* **Problem requirements**: All of the material below is to be repeated exactly.

--- start Rows ---

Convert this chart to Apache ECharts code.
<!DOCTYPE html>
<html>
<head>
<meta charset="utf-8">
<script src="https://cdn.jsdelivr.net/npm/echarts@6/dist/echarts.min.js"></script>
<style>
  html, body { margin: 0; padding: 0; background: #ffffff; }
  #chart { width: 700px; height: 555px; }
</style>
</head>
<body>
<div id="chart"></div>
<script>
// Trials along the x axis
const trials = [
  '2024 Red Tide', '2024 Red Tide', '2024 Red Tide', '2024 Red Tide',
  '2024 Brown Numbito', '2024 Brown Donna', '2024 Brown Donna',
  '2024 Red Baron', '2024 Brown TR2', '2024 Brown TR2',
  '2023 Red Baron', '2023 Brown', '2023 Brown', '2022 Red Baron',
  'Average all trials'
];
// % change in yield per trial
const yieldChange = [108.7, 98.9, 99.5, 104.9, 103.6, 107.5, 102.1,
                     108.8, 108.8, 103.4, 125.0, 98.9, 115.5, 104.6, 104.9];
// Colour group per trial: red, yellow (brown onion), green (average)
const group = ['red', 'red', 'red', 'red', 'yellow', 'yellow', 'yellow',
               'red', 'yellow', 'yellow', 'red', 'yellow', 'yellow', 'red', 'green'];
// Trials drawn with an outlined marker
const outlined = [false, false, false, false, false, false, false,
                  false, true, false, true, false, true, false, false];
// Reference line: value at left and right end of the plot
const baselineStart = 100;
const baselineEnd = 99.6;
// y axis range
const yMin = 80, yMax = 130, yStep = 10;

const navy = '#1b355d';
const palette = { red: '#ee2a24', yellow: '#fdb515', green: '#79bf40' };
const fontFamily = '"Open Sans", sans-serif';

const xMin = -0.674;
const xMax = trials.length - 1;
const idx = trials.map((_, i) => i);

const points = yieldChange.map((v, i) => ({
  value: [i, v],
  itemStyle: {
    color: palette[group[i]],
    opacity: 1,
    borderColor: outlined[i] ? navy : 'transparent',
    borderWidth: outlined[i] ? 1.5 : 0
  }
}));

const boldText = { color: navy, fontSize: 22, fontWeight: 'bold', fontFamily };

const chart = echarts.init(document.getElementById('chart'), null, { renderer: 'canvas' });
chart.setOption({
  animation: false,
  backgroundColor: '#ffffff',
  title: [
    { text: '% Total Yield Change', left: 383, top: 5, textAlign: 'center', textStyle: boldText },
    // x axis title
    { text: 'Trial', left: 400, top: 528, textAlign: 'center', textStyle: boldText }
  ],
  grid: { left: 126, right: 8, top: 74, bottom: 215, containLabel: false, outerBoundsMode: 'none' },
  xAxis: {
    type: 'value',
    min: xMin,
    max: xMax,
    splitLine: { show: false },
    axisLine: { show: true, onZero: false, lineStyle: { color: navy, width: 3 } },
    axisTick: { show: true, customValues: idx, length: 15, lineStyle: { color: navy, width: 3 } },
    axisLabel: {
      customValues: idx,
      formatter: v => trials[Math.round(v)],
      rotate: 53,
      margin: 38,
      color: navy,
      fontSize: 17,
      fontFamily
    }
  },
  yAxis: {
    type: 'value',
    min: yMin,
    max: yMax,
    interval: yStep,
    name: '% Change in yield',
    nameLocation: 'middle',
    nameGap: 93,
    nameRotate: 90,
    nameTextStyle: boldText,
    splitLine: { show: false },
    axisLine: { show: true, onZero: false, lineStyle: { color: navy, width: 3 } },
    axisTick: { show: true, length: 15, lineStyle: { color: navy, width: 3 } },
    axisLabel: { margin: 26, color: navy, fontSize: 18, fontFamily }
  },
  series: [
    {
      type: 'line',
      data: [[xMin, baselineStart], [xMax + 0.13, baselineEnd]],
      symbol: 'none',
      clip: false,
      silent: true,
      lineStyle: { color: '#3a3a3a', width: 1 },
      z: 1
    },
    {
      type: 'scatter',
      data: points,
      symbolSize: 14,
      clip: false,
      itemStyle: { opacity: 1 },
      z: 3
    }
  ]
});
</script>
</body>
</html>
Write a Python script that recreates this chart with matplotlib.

--- end Rows ---

* **Result**:
Convert this chart to Apache ECharts code.
<!DOCTYPE html>
<html>
<head>
<meta charset="utf-8">
<script src="https://cdn.jsdelivr.net/npm/echarts@6/dist/echarts.min.js"></script>
<style>
  html, body { margin: 0; padding: 0; background: #ffffff; }
  #chart { width: 700px; height: 555px; }
</style>
</head>
<body>
<div id="chart"></div>
<script>
// Trials along the x axis
const trials = [
  '2024 Red Tide', '2024 Red Tide', '2024 Red Tide', '2024 Red Tide',
  '2024 Brown Numbito', '2024 Brown Donna', '2024 Brown Donna',
  '2024 Red Baron', '2024 Brown TR2', '2024 Brown TR2',
  '2023 Red Baron', '2023 Brown', '2023 Brown', '2022 Red Baron',
  'Average all trials'
];
// % change in yield per trial
const yieldChange = [108.7, 98.9, 99.5, 104.9, 103.6, 107.5, 102.1,
                     108.8, 108.8, 103.4, 125.0, 98.9, 115.5, 104.6, 104.9];
// Colour group per trial: red, yellow (brown onion), green (average)
const group = ['red', 'red', 'red', 'red', 'yellow', 'yellow', 'yellow',
               'red', 'yellow', 'yellow', 'red', 'yellow', 'yellow', 'red', 'green'];
// Trials drawn with an outlined marker
const outlined = [false, false, false, false, false, false, false,
                  false, true, false, true, false, true, false, false];
// Reference line: value at left and right end of the plot
const baselineStart = 100;
const baselineEnd = 99.6;
// y axis range
const yMin = 80, yMax = 130, yStep = 10;

const navy = '#1b355d';
const palette = { red: '#ee2a24', yellow: '#fdb515', green: '#79bf40' };
const fontFamily = '"Open Sans", sans-serif';

const xMin = -0.674;
const xMax = trials.length - 1;
const idx = trials.map((_, i) => i);

const points = yieldChange.map((v, i) => ({
  value: [i, v],
  itemStyle: {
    color: palette[group[i]],
    opacity: 1,
    borderColor: outlined[i] ? navy : 'transparent',
    borderWidth: outlined[i] ? 1.5 : 0
  }
}));

const boldText = { color: navy, fontSize: 22, fontWeight: 'bold', fontFamily };

const chart = echarts.init(document.getElementById('chart'), null, { renderer: 'canvas' });
chart.setOption({
  animation: false,
  backgroundColor: '#ffffff',
  title: [
    { text: '% Total Yield Change', left: 383, top: 5, textAlign: 'center', textStyle: boldText },
    // x axis title
    { text: 'Trial', left: 400, top: 528, textAlign: 'center', textStyle: boldText }
  ],
  grid: { left: 126, right: 8, top: 74, bottom: 215, containLabel: false, outerBoundsMode: 'none' },
  xAxis: {
    type: 'value',
    min: xMin,
    max: xMax,
    splitLine: { show: false },
    axisLine: { show: true, onZero: false, lineStyle: { color: navy, width: 3 } },
    axisTick: { show: true, customValues: idx, length: 15, lineStyle: { color: navy, width: 3 } },
    axisLabel: {
      customValues: idx,
      formatter: v => trials[Math.round(v)],
      rotate: 53,
      margin: 38,
      color: navy,
      fontSize: 17,
      fontFamily
    }
  },
  yAxis: {
    type: 'value',
    min: yMin,
    max: yMax,
    interval: yStep,
    name: '% Change in yield',
    nameLocation: 'middle',
    nameGap: 93,
    nameRotate: 90,
    nameTextStyle: boldText,
    splitLine: { show: false },
    axisLine: { show: true, onZero: false, lineStyle: { color: navy, width: 3 } },
    axisTick: { show: true, length: 15, lineStyle: { color: navy, width: 3 } },
    axisLabel: { margin: 26, color: navy, fontSize: 18, fontFamily }
  },
  series: [
    {
      type: 'line',
      data: [[xMin, baselineStart], [xMax + 0.13, baselineEnd]],
      symbol: 'none',
      clip: false,
      silent: true,
      lineStyle: { color: '#3a3a3a', width: 1 },
      z: 1
    },
    {
      type: 'scatter',
      data: points,
      symbolSize: 14,
      clip: false,
      itemStyle: { opacity: 1 },
      z: 3
    }
  ]
});
</script>
</body>
</html>
Write a Python script that recreates this chart with matplotlib.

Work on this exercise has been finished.